@Suiseiseki@FloatingGhost Vocaloid (software) is proprietary, Windows-only, closed-source software, isn't it? But I guess someone has already dumped the samples for most characters and you can just mix them however you please with whatever software.
@Zergling_man Free has always meant freedom in English.
For no charge, that has always been gratis, or free of charge, or zero price, although NPCs love shortening terms so much that they use words incorrectly.
@themilkman Unfortunately that is written in mostly C#, which cannot be used in freedom - at minimum you need microsoft's proprietary bootstrap binaries.
Most cases what seems to occur is that people program C# software on windows and there's a button that generates a GNU binary that definitely doesn't contain malware marked as "Linux" and if you were to actually try to compile it on GNU/Linux with mono or dotnet or whatever, it wouldn't.
@Zergling_man@themilkman MIT expat is a free license, but it explicitly allows sublicensing and therefore actively encourages adding proprietary software to the project, therefore you need to actually check and confirm that a MIT expat licensed project is free before you can confidently say it is.

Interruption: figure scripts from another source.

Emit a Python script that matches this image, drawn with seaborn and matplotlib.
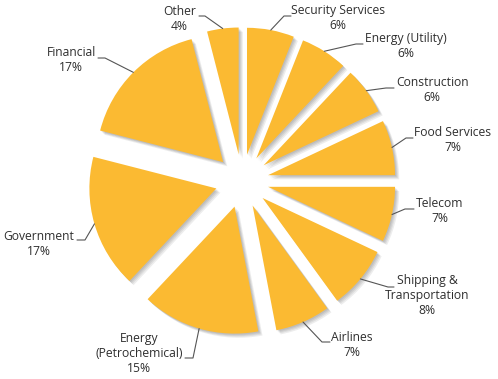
import matplotlib.pyplot as plt
import matplotlib.patheffects as pe
import numpy as np
import seaborn as sns

sectors = ["Security Services", "Energy (Utility)", "Construction", "Food Services",
           "Telecom", "Shipping &\nTransportation", "Airlines",
           "Energy\n(Petrochemical)", "Government", "Financial", "Other"]
shares = [6, 6, 6, 7, 7, 8, 7, 15, 17, 17, 4]

# label layout in pixels (from top-left): text x, text top, alignment,
# leader elbow and leader end next to the text
label_layout = [
    (291, 6, "left", (284, 16), (291, 16)),
    (365, 34, "left", (356, 44), (363, 44)),
    (396, 78, "left", (386, 88), (394, 88)),
    (414, 128, "left", (406, 138), (413, 138)),
    (416, 199, "left", (405, 209), (414, 209)),
    (427, 276, "center", (388, 287), (394, 287)),
    (331, 333, "left", (322, 342), (330, 342)),
    (183, 334, "right", (193, 358), (185, 358)),
    (74, 232, "right", (85, 240), (77, 240)),
    (96, 48, "right", (105, 58), (98, 58)),
    (196, 7, "right", (205, 16), (199, 16)),
]

W, H = 498, 379
CX, CY, R = 242, 181, 127
EXPLODE = 0.21
YELLOW = "#FBBA32"
TEXT = "#2f2f2f"


def px(x, y):
    return (x - CX) / R, (CY - y) / R


sns.set_theme(style="white")
plt.rcParams["font.family"] = ["Open Sans", "DejaVu Sans"]

fig = plt.figure(figsize=(W / 100, H / 100), dpi=100)
ax = fig.add_axes([0, 0, 1, 1])

shadow = [pe.SimplePatchShadow(offset=(o, -o), shadow_rgbFace="black", alpha=0.07)
          for o in (0.8, 1.5, 2.2, 3.0)] + [pe.Normal()]

wedges, _ = ax.pie(shares, startangle=90, counterclock=False,
                   explode=[EXPLODE] * len(shares), colors=[YELLOW] * len(shares),
                   wedgeprops=dict(linewidth=0, path_effects=shadow))

for w, name, pct, (tx, ty, ha, elbow, end) in zip(wedges, sectors, shares, label_layout):
    mid = np.deg2rad((w.theta1 + w.theta2) / 2)
    start = ((1 + EXPLODE) * np.cos(mid), (1 + EXPLODE) * np.sin(mid))
    pts = [start, px(*elbow), px(*end)]
    ax.plot([p[0] for p in pts], [p[1] for p in pts], color="#555555", lw=0.8)
    ax.text(*px(tx, ty - 2), f"{name}\n{pct}%", ha=ha, va="top",
            multialignment="center", fontsize=8.75, color=TEXT, linespacing=1.22)

ax.set_aspect("auto")
ax.set_xlim((0 - CX) / R, (W - CX) / R)
ax.set_ylim((CY - H) / R, CY / R)
ax.axis("off")

fig.savefig("out.png", dpi=100)
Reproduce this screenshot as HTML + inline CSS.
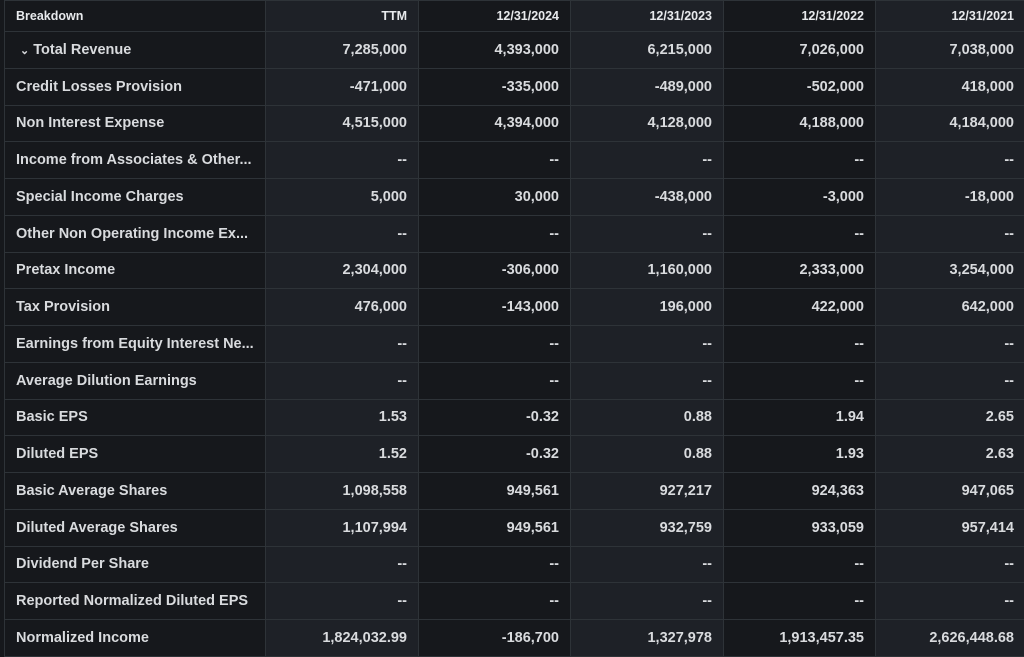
<!DOCTYPE html>
<html><head><style>
body{margin:0;background:#16181c;width:1024px;height:656px;overflow:hidden;font-family:"Liberation Sans",sans-serif;}
table{border-collapse:collapse;position:absolute;left:4px;top:0;table-layout:fixed;width:1021px;}
td{height:36.76px;padding:0 11px;border:1px solid #2e3338;color:#d9dbde;font-size:14.5px;font-weight:bold;white-space:nowrap;box-sizing:border-box;text-align:right;}
tr.h td{height:31px;font-size:12.5px;color:#e8eaed;}
td:first-child{text-align:left;padding-left:11px;background:#16181c;}
td:nth-child(2),td:nth-child(4),td:nth-child(6){background:#1e2127;}
td:nth-child(3),td:nth-child(5){background:#16181c;}
</style></head><body>
<table>
<colgroup><col style="width:261px"><col style="width:153px"><col style="width:152px"><col style="width:153px"><col style="width:152px"><col style="width:150px"></colgroup>
<tr class="h"><td>Breakdown</td><td>TTM</td><td>12/31/2024</td><td>12/31/2023</td><td>12/31/2022</td><td>12/31/2021</td></tr>
<tr><td>&nbsp;<span style="font-size:11px">&#8964;</span> Total Revenue</td><td>7,285,000</td><td>4,393,000</td><td>6,215,000</td><td>7,026,000</td><td>7,038,000</td></tr>
<tr><td>Credit Losses Provision</td><td>-471,000</td><td>-335,000</td><td>-489,000</td><td>-502,000</td><td>418,000</td></tr>
<tr><td>Non Interest Expense</td><td>4,515,000</td><td>4,394,000</td><td>4,128,000</td><td>4,188,000</td><td>4,184,000</td></tr>
<tr><td>Income from Associates &amp; Other...</td><td>--</td><td>--</td><td>--</td><td>--</td><td>--</td></tr>
<tr><td>Special Income Charges</td><td>5,000</td><td>30,000</td><td>-438,000</td><td>-3,000</td><td>-18,000</td></tr>
<tr><td>Other Non Operating Income Ex...</td><td>--</td><td>--</td><td>--</td><td>--</td><td>--</td></tr>
<tr><td>Pretax Income</td><td>2,304,000</td><td>-306,000</td><td>1,160,000</td><td>2,333,000</td><td>3,254,000</td></tr>
<tr><td>Tax Provision</td><td>476,000</td><td>-143,000</td><td>196,000</td><td>422,000</td><td>642,000</td></tr>
<tr><td>Earnings from Equity Interest Ne...</td><td>--</td><td>--</td><td>--</td><td>--</td><td>--</td></tr>
<tr><td>Average Dilution Earnings</td><td>--</td><td>--</td><td>--</td><td>--</td><td>--</td></tr>
<tr><td>Basic EPS</td><td>1.53</td><td>-0.32</td><td>0.88</td><td>1.94</td><td>2.65</td></tr>
<tr><td>Diluted EPS</td><td>1.52</td><td>-0.32</td><td>0.88</td><td>1.93</td><td>2.63</td></tr>
<tr><td>Basic Average Shares</td><td>1,098,558</td><td>949,561</td><td>927,217</td><td>924,363</td><td>947,065</td></tr>
<tr><td>Diluted Average Shares</td><td>1,107,994</td><td>949,561</td><td>932,759</td><td>933,059</td><td>957,414</td></tr>
<tr><td>Dividend Per Share</td><td>--</td><td>--</td><td>--</td><td>--</td><td>--</td></tr>
<tr><td>Reported Normalized Diluted EPS</td><td>--</td><td>--</td><td>--</td><td>--</td><td>--</td></tr>
<tr><td>Normalized Income</td><td>1,824,032.99</td><td>-186,700</td><td>1,327,978</td><td>1,913,457.35</td><td>2,626,448.68</td></tr>
</table>
</body></html>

@themilkman@burner@Suiseiseki Oh so it's not just shareware, but open-source. >github kekw >MIT >not GPL 🤔 MIT counts as free though, right? I remember Nadeko was MIT, which was always fun since there was a guy dutifully copying every commit into his totally-not-ripoff WizBot, and everyone knew about it, but since it was MIT he wasn't doing anything wrong. If it doesn't count, it'd be because other people can profit off it?